[AVAILABLE DATA]:

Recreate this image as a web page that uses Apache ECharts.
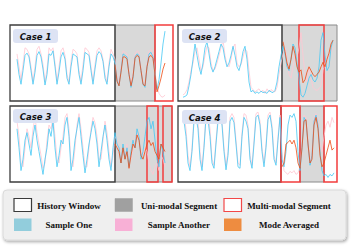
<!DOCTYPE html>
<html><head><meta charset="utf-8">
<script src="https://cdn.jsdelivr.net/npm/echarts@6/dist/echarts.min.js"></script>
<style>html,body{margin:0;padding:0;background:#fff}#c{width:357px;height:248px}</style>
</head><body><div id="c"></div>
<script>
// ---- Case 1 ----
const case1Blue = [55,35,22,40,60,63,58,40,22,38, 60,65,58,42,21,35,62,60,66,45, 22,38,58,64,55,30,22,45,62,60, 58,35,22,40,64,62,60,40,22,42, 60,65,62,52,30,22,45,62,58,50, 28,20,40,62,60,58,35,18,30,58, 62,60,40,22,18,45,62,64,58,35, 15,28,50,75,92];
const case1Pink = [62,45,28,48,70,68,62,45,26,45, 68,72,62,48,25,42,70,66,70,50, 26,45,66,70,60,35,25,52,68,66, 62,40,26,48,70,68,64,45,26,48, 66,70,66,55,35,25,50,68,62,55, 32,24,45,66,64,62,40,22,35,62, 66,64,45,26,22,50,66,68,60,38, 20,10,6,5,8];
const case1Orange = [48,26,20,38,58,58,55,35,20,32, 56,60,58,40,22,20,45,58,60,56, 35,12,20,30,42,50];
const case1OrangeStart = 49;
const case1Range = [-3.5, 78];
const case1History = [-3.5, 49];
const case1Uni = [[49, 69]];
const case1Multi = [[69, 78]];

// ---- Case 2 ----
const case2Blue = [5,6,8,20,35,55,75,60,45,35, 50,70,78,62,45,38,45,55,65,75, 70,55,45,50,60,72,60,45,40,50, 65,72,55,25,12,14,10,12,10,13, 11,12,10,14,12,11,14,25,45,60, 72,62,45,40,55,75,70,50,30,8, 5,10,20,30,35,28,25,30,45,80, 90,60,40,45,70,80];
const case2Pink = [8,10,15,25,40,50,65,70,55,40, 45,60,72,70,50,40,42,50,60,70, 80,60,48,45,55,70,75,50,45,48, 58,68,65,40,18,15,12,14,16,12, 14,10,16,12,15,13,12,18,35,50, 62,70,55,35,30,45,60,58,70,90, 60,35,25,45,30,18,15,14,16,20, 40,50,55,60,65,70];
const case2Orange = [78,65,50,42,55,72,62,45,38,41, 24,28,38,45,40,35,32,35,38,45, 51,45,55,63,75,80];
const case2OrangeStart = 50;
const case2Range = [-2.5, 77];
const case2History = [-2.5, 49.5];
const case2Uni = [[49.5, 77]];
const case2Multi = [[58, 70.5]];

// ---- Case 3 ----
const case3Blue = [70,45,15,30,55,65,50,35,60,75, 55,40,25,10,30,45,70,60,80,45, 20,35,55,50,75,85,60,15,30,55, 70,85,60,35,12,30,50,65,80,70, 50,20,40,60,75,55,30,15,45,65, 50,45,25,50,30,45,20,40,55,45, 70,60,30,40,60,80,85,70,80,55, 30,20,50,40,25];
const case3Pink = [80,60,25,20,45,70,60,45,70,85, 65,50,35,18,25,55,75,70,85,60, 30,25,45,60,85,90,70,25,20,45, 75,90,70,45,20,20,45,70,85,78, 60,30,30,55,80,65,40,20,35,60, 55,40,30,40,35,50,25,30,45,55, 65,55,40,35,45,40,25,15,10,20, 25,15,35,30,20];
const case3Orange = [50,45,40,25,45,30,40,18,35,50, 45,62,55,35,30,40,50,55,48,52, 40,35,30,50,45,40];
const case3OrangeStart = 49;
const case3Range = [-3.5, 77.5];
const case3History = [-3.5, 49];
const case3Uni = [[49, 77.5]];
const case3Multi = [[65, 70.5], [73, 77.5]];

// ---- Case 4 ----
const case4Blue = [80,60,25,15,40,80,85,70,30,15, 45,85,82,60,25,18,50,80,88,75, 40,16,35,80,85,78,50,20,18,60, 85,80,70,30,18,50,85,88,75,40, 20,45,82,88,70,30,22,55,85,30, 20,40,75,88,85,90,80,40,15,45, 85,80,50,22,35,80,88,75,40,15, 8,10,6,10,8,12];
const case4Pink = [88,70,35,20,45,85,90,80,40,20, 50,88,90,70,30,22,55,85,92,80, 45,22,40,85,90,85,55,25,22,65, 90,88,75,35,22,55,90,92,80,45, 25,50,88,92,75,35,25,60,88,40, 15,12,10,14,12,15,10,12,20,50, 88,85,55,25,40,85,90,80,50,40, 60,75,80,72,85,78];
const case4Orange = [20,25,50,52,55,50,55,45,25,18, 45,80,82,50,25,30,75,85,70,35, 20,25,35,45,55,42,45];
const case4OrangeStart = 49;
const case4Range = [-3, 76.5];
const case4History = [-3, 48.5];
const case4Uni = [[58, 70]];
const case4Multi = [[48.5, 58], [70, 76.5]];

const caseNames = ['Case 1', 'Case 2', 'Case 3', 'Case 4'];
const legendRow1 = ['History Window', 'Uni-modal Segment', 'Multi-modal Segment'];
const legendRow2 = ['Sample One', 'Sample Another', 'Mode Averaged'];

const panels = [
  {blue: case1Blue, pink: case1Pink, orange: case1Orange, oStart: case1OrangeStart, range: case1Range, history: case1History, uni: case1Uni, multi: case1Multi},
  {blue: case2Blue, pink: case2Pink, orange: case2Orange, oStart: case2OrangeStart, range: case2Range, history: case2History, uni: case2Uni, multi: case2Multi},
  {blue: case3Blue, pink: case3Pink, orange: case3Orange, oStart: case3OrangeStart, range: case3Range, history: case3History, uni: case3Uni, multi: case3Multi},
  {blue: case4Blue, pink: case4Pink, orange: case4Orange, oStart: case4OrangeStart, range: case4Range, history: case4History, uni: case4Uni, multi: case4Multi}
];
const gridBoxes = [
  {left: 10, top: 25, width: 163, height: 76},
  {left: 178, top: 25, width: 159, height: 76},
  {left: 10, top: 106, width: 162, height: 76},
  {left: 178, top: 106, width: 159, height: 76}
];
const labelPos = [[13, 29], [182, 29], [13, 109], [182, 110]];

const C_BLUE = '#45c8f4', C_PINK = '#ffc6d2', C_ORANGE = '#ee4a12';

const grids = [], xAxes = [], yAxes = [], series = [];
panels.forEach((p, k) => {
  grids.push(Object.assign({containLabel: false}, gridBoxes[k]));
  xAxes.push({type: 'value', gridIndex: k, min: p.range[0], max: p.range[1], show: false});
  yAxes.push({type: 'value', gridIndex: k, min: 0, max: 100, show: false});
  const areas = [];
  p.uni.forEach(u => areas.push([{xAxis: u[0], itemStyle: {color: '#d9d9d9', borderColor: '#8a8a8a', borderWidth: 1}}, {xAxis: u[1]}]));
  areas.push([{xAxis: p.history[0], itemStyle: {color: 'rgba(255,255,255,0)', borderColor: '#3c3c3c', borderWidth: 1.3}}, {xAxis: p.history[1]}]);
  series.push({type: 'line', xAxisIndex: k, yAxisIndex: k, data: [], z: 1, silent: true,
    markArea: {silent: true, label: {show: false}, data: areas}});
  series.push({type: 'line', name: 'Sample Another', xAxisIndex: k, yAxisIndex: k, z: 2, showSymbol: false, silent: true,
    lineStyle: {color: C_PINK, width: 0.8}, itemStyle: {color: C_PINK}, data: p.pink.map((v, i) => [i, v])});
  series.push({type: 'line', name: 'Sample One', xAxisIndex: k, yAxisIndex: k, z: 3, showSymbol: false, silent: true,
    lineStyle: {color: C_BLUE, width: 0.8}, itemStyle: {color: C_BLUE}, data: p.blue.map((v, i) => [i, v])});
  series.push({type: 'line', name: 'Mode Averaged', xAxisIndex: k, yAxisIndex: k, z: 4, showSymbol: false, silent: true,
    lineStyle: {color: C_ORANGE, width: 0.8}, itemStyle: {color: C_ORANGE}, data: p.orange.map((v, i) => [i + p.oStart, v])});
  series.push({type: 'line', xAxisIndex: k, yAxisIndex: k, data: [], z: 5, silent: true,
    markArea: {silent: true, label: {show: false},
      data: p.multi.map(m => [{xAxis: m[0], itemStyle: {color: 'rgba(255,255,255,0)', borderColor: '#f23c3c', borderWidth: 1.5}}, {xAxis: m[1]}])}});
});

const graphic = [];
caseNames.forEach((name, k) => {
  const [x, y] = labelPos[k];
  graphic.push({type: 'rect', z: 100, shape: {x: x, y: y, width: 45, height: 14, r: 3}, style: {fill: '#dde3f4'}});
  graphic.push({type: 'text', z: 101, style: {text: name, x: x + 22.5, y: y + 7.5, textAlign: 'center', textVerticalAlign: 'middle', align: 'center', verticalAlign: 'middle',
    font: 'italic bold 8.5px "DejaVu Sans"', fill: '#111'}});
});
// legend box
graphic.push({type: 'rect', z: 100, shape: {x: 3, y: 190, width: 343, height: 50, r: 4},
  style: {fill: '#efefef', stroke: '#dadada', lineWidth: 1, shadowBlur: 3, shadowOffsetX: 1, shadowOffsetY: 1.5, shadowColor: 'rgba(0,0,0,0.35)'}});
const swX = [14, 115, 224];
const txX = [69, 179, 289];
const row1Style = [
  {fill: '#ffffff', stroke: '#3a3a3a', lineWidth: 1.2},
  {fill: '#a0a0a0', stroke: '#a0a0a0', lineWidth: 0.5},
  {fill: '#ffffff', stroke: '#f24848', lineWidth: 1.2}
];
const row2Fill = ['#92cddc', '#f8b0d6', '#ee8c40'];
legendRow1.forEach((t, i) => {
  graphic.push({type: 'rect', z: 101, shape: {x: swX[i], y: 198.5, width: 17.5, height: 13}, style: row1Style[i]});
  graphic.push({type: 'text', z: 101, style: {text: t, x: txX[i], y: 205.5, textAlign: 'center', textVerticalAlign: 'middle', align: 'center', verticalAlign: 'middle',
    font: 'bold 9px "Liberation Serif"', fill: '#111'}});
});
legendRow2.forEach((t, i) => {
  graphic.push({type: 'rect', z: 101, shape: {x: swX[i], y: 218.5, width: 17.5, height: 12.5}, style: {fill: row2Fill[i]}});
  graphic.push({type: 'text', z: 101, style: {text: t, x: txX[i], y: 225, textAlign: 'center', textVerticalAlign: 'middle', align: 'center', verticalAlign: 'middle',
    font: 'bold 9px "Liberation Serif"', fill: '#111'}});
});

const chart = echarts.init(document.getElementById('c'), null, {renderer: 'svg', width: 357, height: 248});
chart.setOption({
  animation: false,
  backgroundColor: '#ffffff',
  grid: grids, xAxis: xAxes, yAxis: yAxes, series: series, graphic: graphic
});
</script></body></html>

[WHAT THE TASK ASKS]: Write out, word for word, the lines from the start of the data through the one holding "const case1Multi = [[69, 78]];". Omit pictures.

[WORKED ANSWER]:
Recreate this image as a web page that uses Apache ECharts.
<!DOCTYPE html>
<html><head><meta charset="utf-8">
<script src="https://cdn.jsdelivr.net/npm/echarts@6/dist/echarts.min.js"></script>
<style>html,body{margin:0;padding:0;background:#fff}#c{width:357px;height:248px}</style>
</head><body><div id="c"></div>
<script>
// ---- Case 1 ----
const case1Blue = [55,35,22,40,60,63,58,40,22,38, 60,65,58,42,21,35,62,60,66,45, 22,38,58,64,55,30,22,45,62,60, 58,35,22,40,64,62,60,40,22,42, 60,65,62,52,30,22,45,62,58,50, 28,20,40,62,60,58,35,18,30,58, 62,60,40,22,18,45,62,64,58,35, 15,28,50,75,92];
const case1Pink = [62,45,28,48,70,68,62,45,26,45, 68,72,62,48,25,42,70,66,70,50, 26,45,66,70,60,35,25,52,68,66, 62,40,26,48,70,68,64,45,26,48, 66,70,66,55,35,25,50,68,62,55, 32,24,45,66,64,62,40,22,35,62, 66,64,45,26,22,50,66,68,60,38, 20,10,6,5,8];
const case1Orange = [48,26,20,38,58,58,55,35,20,32, 56,60,58,40,22,20,45,58,60,56, 35,12,20,30,42,50];
const case1OrangeStart = 49;
const case1Range = [-3.5, 78];
const case1History = [-3.5, 49];
const case1Uni = [[49, 69]];
const case1Multi = [[69, 78]];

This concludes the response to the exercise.